3. Maintaining Remote Employee Engagement
Maintaining employee engagement is a critical task for any HR department, but it can be especially challenging for a one-person department. Remote employees can be more difficult to engage, so HR needs to be especially vigilant in checking in with each employee and monitoring their engagement levels. A decline in productivity can have a domino effect on the company, eventually leading to turnover. It's critical for HR to keep employees engaged and productive.
4. Balancing the Needs of Current Employees With Recruiting Efforts
Small HR departments often face a difficult balancing act when it comes to meeting the needs of current employees and recruiting new ones. On one hand, current employees are often overworked and need assistance, while on the other hand, recruiting new employees is essential for the long-term success of the company. This can be a challenge for HR departments of one that don't have enough time to focus on both tasks simultaneously.
"Current employees are presently having to work more and doubling up on duties because we don't have enough workers, says Amruth Laxman, founding partner at 4Voice. "They have overtime and are asking for days off because they are tired.
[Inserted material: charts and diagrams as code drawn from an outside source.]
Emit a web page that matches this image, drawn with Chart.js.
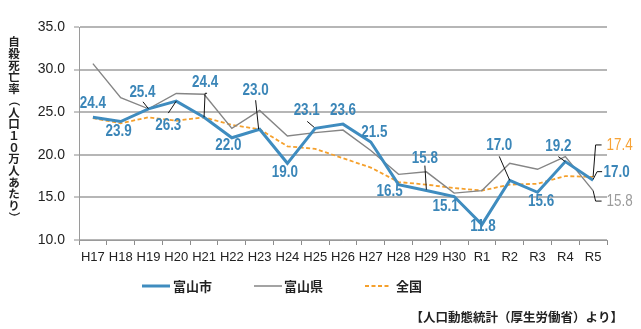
<!DOCTYPE html>
<html>
<head>
<meta charset="utf-8">
<script src="https://cdn.jsdelivr.net/npm/chart.js@4.4.1/dist/chart.umd.min.js"></script>
<style>
  html, body { margin: 0; padding: 0; background: #ffffff; }
  #wrap { width: 641px; height: 329px; position: relative; }
</style>
</head>
<body>
<div id="wrap"><canvas id="c" width="641" height="329"></canvas></div>
<script>
// Fiscal years (Heisei / Reiwa)
const years = ['H17','H18','H19','H20','H21','H22','H23','H24','H25','H26','H27','H28','H29','H30','R1','R2','R3','R4','R5'];

// Suicide death rate per 100,000 people
const toyamaCity = [24.4,23.9,25.4,26.3,24.4,22.0,23.0,19.0,23.1,23.6,21.5,16.5,15.8,15.1,11.8,17.0,15.6,19.2,17.0];
const toyamaPref = [30.7,26.7,25.4,27.2,27.1,23.1,25.2,22.2,22.6,22.9,20.5,17.7,18.0,15.5,15.8,19.0,18.3,19.8,15.8];
const national   = [24.3,23.7,24.4,24.0,24.4,23.5,23.0,21.0,20.7,19.6,18.5,16.8,16.5,16.1,15.8,16.5,16.6,17.5,17.4];

// Y axis range and step
const yMin = 10;
const yMax = 35;
const yStep = 5;

const seriesNames = ['富山市', '富山県', '全国'];
const axisTitle = '自殺死亡率（人口１０万人あたり）';
const sourceNote = '【人口動態統計（厚生労働省）より】';

const BLUE = '#3f8cbf';
const BLUE_TEXT = '#3b86b8';
const GRAY = '#858585';
const ORANGE = '#f5a02c';

// Label placement for the city series: offset of the text centre from the point,
// plus an optional leader polyline (offsets from the point).
const cityLabelPlacement = [
  { dx: 0,    dy: -14 },
  { dx: -2,   dy: 10 },
  { dx: -6,   dy: -16, leader: [[-5.5,-7],[0,0]] },
  { dx: -8,   dy: 24,  leader: [[-8,12],[0,0]] },
  { dx: 1,    dy: -35, leader: [[3,-24],[1,-24],[0,0]] },
  { dx: -3.5, dy: 8 },
  { dx: -4,   dy: -39, leader: [[-4,-29],[-1,0]] },
  { dx: -2.5, dy: 9 },
  { dx: -8.5, dy: -17.5, leader: [[-8,-7],[-1,-1]] },
  { dx: 0,    dy: -14 },
  { dx: 3.5,  dy: -9.5 },
  { dx: -9,   dy: 7 },
  { dx: -1.5, dy: -32, leader: [[-1.5,-25],[0,-1]] },
  { dx: -8.5, dy: 10 },
  { dx: 1,    dy: 2 },
  { dx: -10.5, dy: -35, leader: [[-10.5,-24],[0,0]] },
  { dx: 3.5,  dy: 9 },
  { dx: -7,   dy: -15.5, leader: [[-7,-5],[0,0]] },
  { dx: 23.5, dy: -7.7, leader: [[0,-1],[4,-8.7],[9,-8.7]] }
];

// End-of-series labels for the prefecture and national lines (last point only)
const endLabelPlacement = {
  1: { dx: 26.5, dy: 11,  leader: [[0,0],[2.5,10.5],[8.5,10.5]], color: '#9b9b9b' },
  2: { dx: 26.5, dy: -31, leader: [[0,0],[2.5,-32],[8.5,-32]],   color: '#f7a336' }
};

// condensed text: horizontally squeezed glyphs
function narrowText(ctx, text, x, y, squeeze) {
  ctx.save();
  ctx.translate(x, y);
  ctx.scale(squeeze, 1);
  ctx.fillText(text, 0, 0);
  ctx.restore();
}

const valueLabels = {
  id: 'valueLabels',
  afterDatasetsDraw(chart) {
    const ctx = chart.ctx;
    const xs = chart.scales.x, ys = chart.scales.y;
    ctx.save();
    // leader lines
    ctx.strokeStyle = '#111';
    ctx.lineWidth = 1;
    const drawLeader = (px, py, pts) => {
      ctx.beginPath();
      pts.forEach((p, k) => {
        const x = px + p[0], y = py + p[1];
        if (k === 0) ctx.moveTo(x, y); else ctx.lineTo(x, y);
      });
      ctx.stroke();
    };
    toyamaCity.forEach((v, i) => {
      const pl = cityLabelPlacement[i];
      if (pl.leader) drawLeader(xs.getPixelForValue(i), ys.getPixelForValue(v), pl.leader);
    });
    const last = years.length - 1;
    [[1, toyamaPref], [2, national]].forEach(([k, arr]) => {
      const pl = endLabelPlacement[k];
      drawLeader(xs.getPixelForValue(last), ys.getPixelForValue(arr[last]), pl.leader);
    });

    // texts
    ctx.textAlign = 'center';
    ctx.textBaseline = 'middle';
    ctx.font = 'bold 16px "Liberation Sans", sans-serif';
    ctx.fillStyle = BLUE_TEXT;
    toyamaCity.forEach((v, i) => {
      const pl = cityLabelPlacement[i];
      narrowText(ctx, v.toFixed(1), xs.getPixelForValue(i) + pl.dx, ys.getPixelForValue(v) + pl.dy, 0.84);
    });
    ctx.font = '16px "Liberation Sans", sans-serif';
    [[1, toyamaPref], [2, national]].forEach(([k, arr]) => {
      const pl = endLabelPlacement[k];
      ctx.fillStyle = pl.color;
      narrowText(ctx, arr[last].toFixed(1), xs.getPixelForValue(last) + pl.dx, ys.getPixelForValue(arr[last]) + pl.dy, 0.84);
    });
    ctx.restore();
  }
};

// Vertical axis title, legend and source note
const decorations = {
  id: 'decorations',
  afterDraw(chart) {
    const ctx = chart.ctx;
    ctx.save();
    // vertical title, one character per row
    ctx.fillStyle = '#222';
    ctx.font = 'bold 11.5px "Noto Sans CJK JP", sans-serif';
    ctx.textAlign = 'center';
    ctx.textBaseline = 'middle';
    const chars = Array.from(axisTitle);
    chars.forEach((ch, i) => {
      const x = 14, y = 42 + i * 11.7;
      if (ch === '（' || ch === '）') {
        ctx.save();
        ctx.translate(x, y);
        ctx.rotate(Math.PI / 2);
        ctx.fillText(ch, 0, 0);
        ctx.restore();
      } else {
        ctx.fillText(ch, x, y);
      }
    });

    // legend
    const ly = 286;
    const items = [
      { x0: 142, x1: 170, tx: 173, color: BLUE, width: 3, dash: [] },
      { x0: 254, x1: 282, tx: 284, color: GRAY, width: 1.5, dash: [] },
      { x0: 365, x1: 391, tx: 396, color: ORANGE, width: 1.8, dash: [4, 2.5] }
    ];
    ctx.textAlign = 'left';
    ctx.font = 'bold 13px "Noto Sans CJK JP", sans-serif';
    items.forEach((it, k) => {
      ctx.beginPath();
      ctx.setLineDash(it.dash);
      ctx.strokeStyle = it.color;
      ctx.lineWidth = it.width;
      ctx.moveTo(it.x0, ly);
      ctx.lineTo(it.x1, ly);
      ctx.stroke();
      ctx.setLineDash([]);
      ctx.fillStyle = '#222';
      ctx.fillText(seriesNames[k], it.tx, ly);
    });

    // source note
    ctx.textAlign = 'right';
    ctx.font = 'bold 12.5px "Noto Sans CJK JP", sans-serif';
    ctx.fillText(sourceNote, 623, 317);
    ctx.restore();
  }
};

new Chart(document.getElementById('c'), {
  type: 'line',
  data: {
    labels: years,
    datasets: [
      { label: seriesNames[0], data: toyamaCity, borderColor: BLUE, borderWidth: 3, pointRadius: 0, tension: 0, fill: false },
      { label: seriesNames[1], data: toyamaPref, borderColor: GRAY, borderWidth: 1.4, pointRadius: 0, tension: 0, fill: false },
      { label: seriesNames[2], data: national, borderColor: ORANGE, borderWidth: 1.8, borderDash: [4, 2.5], pointRadius: 0, tension: 0, fill: false }
    ]
  },
  options: {
    responsive: false,
    animation: false,
    devicePixelRatio: 1,
    layout: { padding: { left: 0, right: 34, top: 27, bottom: 59 } },
    plugins: { legend: { display: false }, tooltip: { enabled: false }, title: { display: false } },
    scales: {
      x: {
        type: 'category',
        offset: true,
        afterFit(s) { s.height = 30; },
        grid: { offset: true, drawOnChartArea: false, drawTicks: true, tickLength: 5, color: '#8c8c8c', lineWidth: 1 },
        border: { display: true, color: '#9a9a9a', width: 1 },
        ticks: {
          autoSkip: false, maxRotation: 0, padding: 5, color: '#222',
          font: { family: '"Liberation Sans", sans-serif', size: 13 }
        }
      },
      y: {
        min: yMin, max: yMax,
        afterFit(s) { s.width = 79; },
        grid: { color: '#b6b6b6', lineWidth: 2, drawTicks: true, tickLength: 5, tickColor: '#8c8c8c', tickWidth: 1 },
        border: { display: true, color: '#9a9a9a', width: 1 },
        ticks: {
          stepSize: yStep, padding: 9, color: '#222',
          font: { family: '"Liberation Sans", sans-serif', size: 14 },
          callback: (v) => Number(v).toFixed(1)
        }
      }
    }
  },
  plugins: [valueLabels, decorations]
});
</script>
</body>
</html>
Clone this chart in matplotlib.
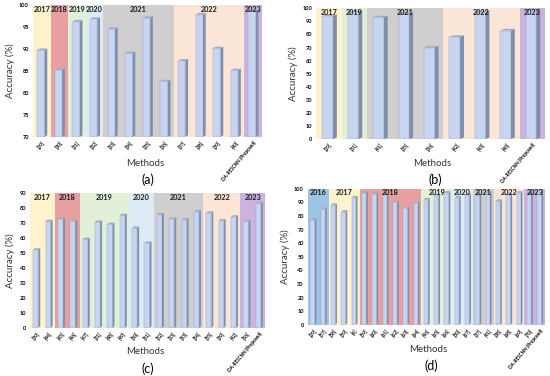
import matplotlib
matplotlib.use('Agg')
import matplotlib.pyplot as plt
from matplotlib.patches import Polygon

plt.rcParams['font.family'] = ['Lato', 'DejaVu Sans']

PROP = 'DA-RESCNN (Proposed)'

# panel (a)
labels_a = ['[29]', '[30]', '[31]', '[32]', '[33]', '[34]', '[35]', '[36]',
            '[37]', '[38]', '[39]', '[40]', PROP]
values_a = [89.7, 85.2, 96.2, 96.8, 94.5, 89.0, 97.0, 82.6, 87.3, 97.8, 90.1, 85.1, 98.5]
years_a = ['2017', '2018', '2019', '2020', '2021', '2022', '2023']
counts_a = [1, 1, 1, 1, 4, 4, 1]

# panel (b)
labels_b = ['[29]', '[31]', '[41]', '[35]', '[36]', '[42]', '[43]', '[40]', PROP]
values_b = [94.0, 97.0, 93.0, 96.0, 70.0, 78.0, 97.0, 83.0, 98.5]
years_b = ['2017', '2019', '2021', '2022', '2023']
counts_b = [1, 1, 3, 3, 1]

# panel (c)
labels_c = ['[39]', '[44]', '[45]', '[46]', '[47]', '[31]', '[48]', '[49]', '[50]',
            '[51]', '[52]', '[33]', '[53]', '[54]', '[55]', '[39]', '[42]', '[56]', PROP]
values_c = [52.0, 71.0, 72.5, 71.0, 59.0, 70.5, 69.0, 75.0, 66.5, 56.5,
            75.5, 72.5, 72.0, 77.5, 76.5, 71.5, 74.0, 71.0, 83.0]
years_c = ['2017', '2018', '2019', '2020', '2021', '2022', '2023']
counts_c = [2, 2, 4, 2, 4, 3, 2]

# panel (d)
labels_d = ['[29]', '[57]', '[58]', '[59]', '[6]', '[59]', '[60]', '[61]', '[62]',
            '[63]', '[64]', '[46]', '[65]', '[66]', '[50]', '[67]', '[37]', '[41]',
            '[38]', '[68]', '[69]', '[70]', PROP]
values_d = [77.0, 85.0, 88.0, 83.0, 93.5, 97.0, 96.0, 95.5, 90.0, 85.5, 89.5, 92.0,
            95.0, 97.0, 93.5, 95.5, 95.0, 97.0, 91.0, 95.5, 97.0, 96.5, 99.0]
years_d = ['2016', '2017', '2018', '2019', '2020', '2021', '2022', '2023']
counts_d = [2, 3, 6, 3, 2, 2, 3, 2]

year_colors = {
    '2016': '#9dc3e6',
    '2017': '#fff2cc',
    '2018': '#e6a0a0',
    '2019': '#e2f0d9',
    '2020': '#deebf7',
    '2021': '#d0cece',
    '2022': '#fbe5d6',
    '2023': '#cbb2df',
}


def draw_panel(ax, labels, values, years, counts, ylim, yticks):
    n = len(values)
    lo, hi = ylim
    # year bands
    start = 0
    for yr, c in zip(years, counts):
        ax.axvspan(start - 0.5, start + c - 0.5, color=year_colors[yr], lw=0, zorder=0)
        ax.text(start + c / 2 - 0.5, hi - (hi - lo) * 0.005, yr, ha='center', va='top',
                fontsize=5.2, fontweight='bold', color='#1a1a1a', zorder=5)
        start += c

    w = 0.42
    dx = 0.15
    dy = (hi - lo) * 0.013
    for i, v in enumerate(values):
        x0 = i - w / 2 - dx / 3
        ax.bar(x0 + w / 2, v - lo, width=w, bottom=lo, color='#c8d5f1',
               edgecolor='#9aa9c8', lw=0.35, zorder=2)
        side = Polygon([(x0 + w, lo), (x0 + w + dx, lo + dy), (x0 + w + dx, v + dy), (x0 + w, v)],
                       closed=True, fc='#7f8fab', ec='none', zorder=2)
        top = Polygon([(x0, v), (x0 + dx, v + dy), (x0 + w + dx, v + dy), (x0 + w, v)],
                      closed=True, fc='#9fadc8', ec='none', zorder=2)
        ax.add_patch(side)
        ax.add_patch(top)

    ax.set_xlim(-0.5, n - 0.5)
    ax.set_ylim(lo, hi)
    ax.set_yticks(yticks)
    ax.tick_params(axis='y', labelsize=4, length=0, pad=3)
    for t in ax.get_yticklabels():
        t.set_fontweight('bold')
    ax.set_xticks(range(n))
    ax.set_xticklabels(labels, rotation=50, ha='right', rotation_mode='anchor',
                       fontsize=3.3, fontweight='bold')
    ax.tick_params(axis='x', length=0, pad=2)
    for s in ax.spines.values():
        s.set_visible(False)
    ax.set_ylabel('Accuracy (%)', fontsize=7, color='#333333', labelpad=3)


fig = plt.figure(figsize=(5.5, 3.76), dpi=100)

ax_a = fig.add_axes([0.060, 0.636, 0.416, 0.351])
draw_panel(ax_a, labels_a, values_a, years_a, counts_a, (70, 100), range(70, 101, 5))
ax_b = fig.add_axes([0.575, 0.630, 0.416, 0.348])
draw_panel(ax_b, labels_b, values_b, years_b, counts_b, (0, 100), range(0, 101, 10))
ax_c = fig.add_axes([0.055, 0.128, 0.427, 0.359])
draw_panel(ax_c, labels_c, values_c, years_c, counts_c, (0, 90), range(0, 91, 10))
ax_d = fig.add_axes([0.560, 0.136, 0.431, 0.362])
draw_panel(ax_d, labels_d, values_d, years_d, counts_d, (0, 100), range(0, 101, 10))

# x labels and panel letters
for x, y, letter in [(145, 163, '(a)'), (432, 163, '(b)'), (145, 352, '(c)'), (428, 349, '(d)')]:
    fig.text(x / 550, 1 - y / 376, 'Methods', ha='center', va='center', fontsize=7, color='#333333')
    fig.text((x + 3) / 550, 1 - (y + 17) / 376, letter, ha='center', va='center', fontsize=9)

fig.savefig('out.png', dpi=100)
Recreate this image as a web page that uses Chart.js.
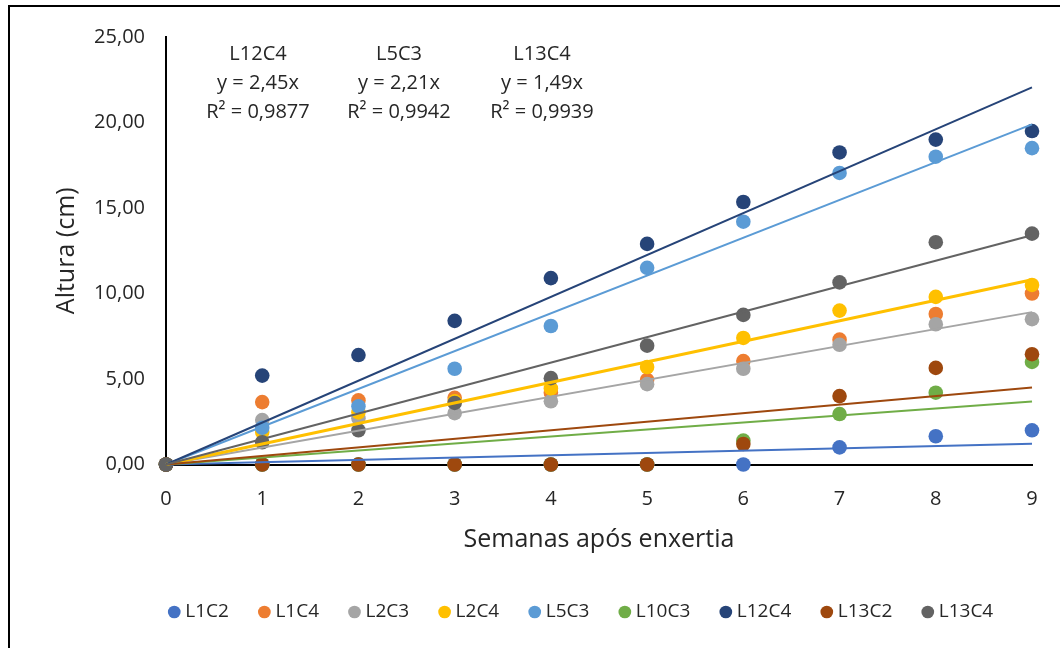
<!DOCTYPE html>
<html>
<head>
<meta charset="utf-8">
<script src="https://cdn.jsdelivr.net/npm/chart.js@4.4.1/dist/chart.umd.min.js"></script>
<style>
    html, body { margin: 0; padding: 0; background: #fff; overflow: hidden; }
    #wrap { position: relative; width: 1060px; height: 648px; overflow: hidden; }
    #frame { position: absolute; left: 8px; top: 5px; width: 1200px; height: 800px;
             border-left: 2px solid #000; border-top: 2px solid #000; }
    #box { position: absolute; left: 0; top: 0; width: 1166px; height: 648px; }
</style>
</head>
<body>
<div id="wrap">
    <div id="frame"></div>
    <div id="box"><canvas id="growthChart"></canvas></div>
</div>
<script>
// weeks after grafting (x axis)
const weeks = [0, 1, 2, 3, 4, 5, 6, 7, 8, 9];
const yTicks = [0, 5, 10, 15, 20, 25];

const seriesNames = ["L1C2", "L1C4", "L2C3", "L2C4", "L5C3", "L10C3", "L12C4", "L13C2", "L13C4"];
const seriesColors = ["#4472C4", "#ED7D31", "#A5A5A5", "#FFC000", "#5B9BD5", "#70AD47", "#264478", "#9E480E", "#636363"];

// plant height (cm) per week
const l1c2  = [0, 0, 0, 0, 0, 0, 0, 1.0, 1.65, 2.0];
const l1c4  = [0, 3.65, 3.75, 3.9, 4.2, 4.95, 6.05, 7.3, 8.8, 10.0];
const l2c3  = [0, 2.6, 2.7, 3.0, 3.7, 4.7, 5.6, 7.0, 8.2, 8.5];
const l2c4  = [0, 1.9, 3.05, 3.7, 4.45, 5.7, 7.4, 9.0, 9.8, 10.5];
const l5c3  = [0, 2.15, 3.4, 5.6, 8.1, 11.5, 14.2, 17.05, 18.0, 18.5];
const l10c3 = [0, 0, 0, 0, 0, 0, 1.4, 2.95, 4.2, 6.0];
const l12c4 = [0, 5.2, 6.4, 8.4, 10.9, 12.9, 15.35, 18.25, 19.0, 19.5];
const l13c2 = [0, 0, 0, 0, 0, 0, 1.2, 4.0, 5.65, 6.45];
const l13c4 = [0, 1.3, 2.0, 3.6, 5.05, 6.95, 8.75, 10.65, 13.0, 13.5];
const seriesValues = [l1c2, l1c4, l2c3, l2c4, l5c3, l10c3, l12c4, l13c2, l13c4];

// linear trendlines through the origin (slope), null = no trendline shown
const trendSlopes = [0.135, null, 0.99, 1.2, 2.21, 0.41, 2.45, 0.5, 1.49];

// equation labels at the top
const equationLabels = [
    ["L12C4", "y = 2,45x", "R² = 0,9877"],
    ["L5C3", "y = 2,21x", "R² = 0,9942"],
    ["L13C4", "y = 1,49x", "R² = 0,9939"],
];

const FONT = "'Open Sans', 'Noto Sans', sans-serif";
const TEXT = "#262626";

document.addEventListener("DOMContentLoaded", function () {
    Chart.defaults.font.family = FONT;
    Chart.defaults.color = TEXT;

    const datasets = [];

    // scatter points, later series on top
    seriesNames.forEach((name, i) => {
        datasets.push({
            label: name,
            data: weeks.map((w, j) => ({ x: w, y: seriesValues[i][j] })),
            backgroundColor: seriesColors[i],
            borderColor: seriesColors[i],
            pointRadius: 7.3,
            pointBorderWidth: 0,
            pointHoverRadius: 7.3,
            pointStyle: "circle",
            showLine: false,
            clip: false,
            order: 100 - i,
        });
    });

    // trendlines, drawn above the points
    trendSlopes.forEach((slope, i) => {
        if (slope === null) return;
        const last = weeks[weeks.length - 1];
        datasets.push({
            label: seriesNames[i] + " trend",
            data: [{ x: weeks[0], y: 0 }, { x: last, y: slope * last }],
            borderColor: seriesColors[i],
            borderWidth: i === 3 ? 3 : 2,
            pointRadius: 0,
            showLine: true,
            fill: false,
            clip: false,
            order: 50 - i,
        });
    });

    // equation text above the lines
    const equationPlugin = {
        id: "equations",
        afterDraw: (chart) => {
            const ctx = chart.ctx;
            const centers = [258, 399, 542];
            const rows = [54, 83, 112];
            ctx.save();
            ctx.font = "20px " + FONT;
            ctx.fillStyle = TEXT;
            ctx.textAlign = "center";
            ctx.textBaseline = "middle";
            equationLabels.forEach((lines, b) => {
                lines.forEach((txt, r) => {
                    ctx.fillText(txt, centers[b], rows[r]);
                });
            });
            ctx.restore();
        },
    };

    new Chart(document.getElementById("growthChart"), {
        type: "scatter",
        data: { datasets: datasets },
        options: {
            responsive: true,
            maintainAspectRatio: false,
            animation: false,
            layout: {
                padding: { top: 37, right: 0, bottom: 16.5, left: 0 },
            },
            scales: {
                x: {
                    type: "linear",
                    min: weeks[0],
                    max: weeks[weeks.length - 1],
                    afterBuildTicks: (s) => { s.ticks = weeks.map(v => ({ value: v })); },
                    afterFit: (s) => { s.height = 104; },
                    grid: { display: false, drawTicks: false },
                    border: { display: true, color: "#000", width: 2 },
                    ticks: {
                        padding: 23,
                        color: TEXT,
                        font: { size: 20 },
                        callback: (v) => String(v),
                    },
                    title: {
                        display: true,
                        text: "Semanas após enxertia",
                        color: TEXT,
                        font: { size: 25 },
                        padding: { top: 0, bottom: 13.5 },
                    },
                },
                y: {
                    type: "linear",
                    min: yTicks[0],
                    max: yTicks[yTicks.length - 1],
                    afterBuildTicks: (s) => { s.ticks = yTicks.map(v => ({ value: v })); },
                    afterFit: (s) => { s.width = 166; },
                    grid: { display: false, drawTicks: false },
                    border: { display: true, color: "#000", width: 2 },
                    ticks: {
                        padding: 21,
                        color: TEXT,
                        font: { size: 20 },
                        callback: (v) => v.toFixed(2).replace(".", ","),
                    },
                    title: {
                        display: true,
                        text: "Altura (cm)",
                        color: TEXT,
                        font: { size: 25 },
                        padding: { top: 52, bottom: 0 },
                    },
                },
                // empty right box so the legend sits where it does in the original
                yRight: {
                    type: "linear",
                    position: "right",
                    display: true,
                    grid: { display: false, drawTicks: false },
                    border: { display: false },
                    ticks: { display: false },
                    afterFit: (s) => { s.width = 134; },
                },
            },
            plugins: {
                legend: {
                    position: "bottom",
                    labels: {
                        usePointStyle: true,
                        boxWidth: 3,
                        boxHeight: 9,
                        padding: 34,
                        color: TEXT,
                        font: { size: 19 },
                        filter: (item) => item.datasetIndex < seriesNames.length,
                        sort: (a, b) => a.datasetIndex - b.datasetIndex,
                    },
                },
                tooltip: { enabled: false },
            },
        },
        plugins: [equationPlugin],
    });
});
</script>
</body>
</html>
It takes time to handle all of that.
"At the same time, I have to put in a lot of time and effort to recruit, which would solve the problems of the current employees. I don't have enough time for both so I'm constantly facing the choice of resolving the needs of current employees, which are urgent, with working on recruitment needs, which is highly important."
5. Low Bandwidth During Seasonal Hiring Rushes
Maintaining bandwidth during busy hiring seasons, such as holidays, is difficult for HR departments of one. This is because the small HR department does not have enough employees to handle the extra work that is needed. As a result, current employees are often overworked when they need assistance. At the same time, recruiting new employees is essential for the long-term success of the company. HR departments of one often don't have enough time to focus on both tasks simultaneously.
"As we prepare for our busy holiday season, our HR person faces the monumental task of screening thousands of applicants for seasonal positions," says Michael Alexis, CEO of TeamBuilding. "Leadership, staffing agencies, and hiring software do some of the lift; however, we also believe it is important for our HR leader to be hands-on and oversee the process to ensure organizational fit.
"To better support her in this project, we pause non-essential duties, give clear guidelines and a streamlined system, and delegate less skilled tasks like company culture initiatives to other departments."
6. Onboarding Large Groups of New Hires
It can be difficult for a small HR department to properly onboard large groups of new employees. This is due, in part, to the fact that a small HR department may not have the bandwidth to handle all of the new employee paperwork and orientations simultaneously. Additionally, a small HR department may not have the resources to conduct adequate training for all of the new employees at once. As a result, improperly onboarded employees can lead to decreased productivity and even turnover.
"The onboarding process is overwhelming for the new hires as well as the HR person alike," says Mark Blakey, Founder of Autism Parenting Magazine. "There are a number of things to take care of during onboarding. There needs to be constant communication to be maintained with the new employees to make them join on the right date and time. They need to be made familiar with the company culture after they join.
"The employees may have many questions that need to be answered as well. Handling even five new employees for one HR person gets difficult if required to do simultaneously. Thus the onboarding process gets much more difficult if there is only one person in the HR department."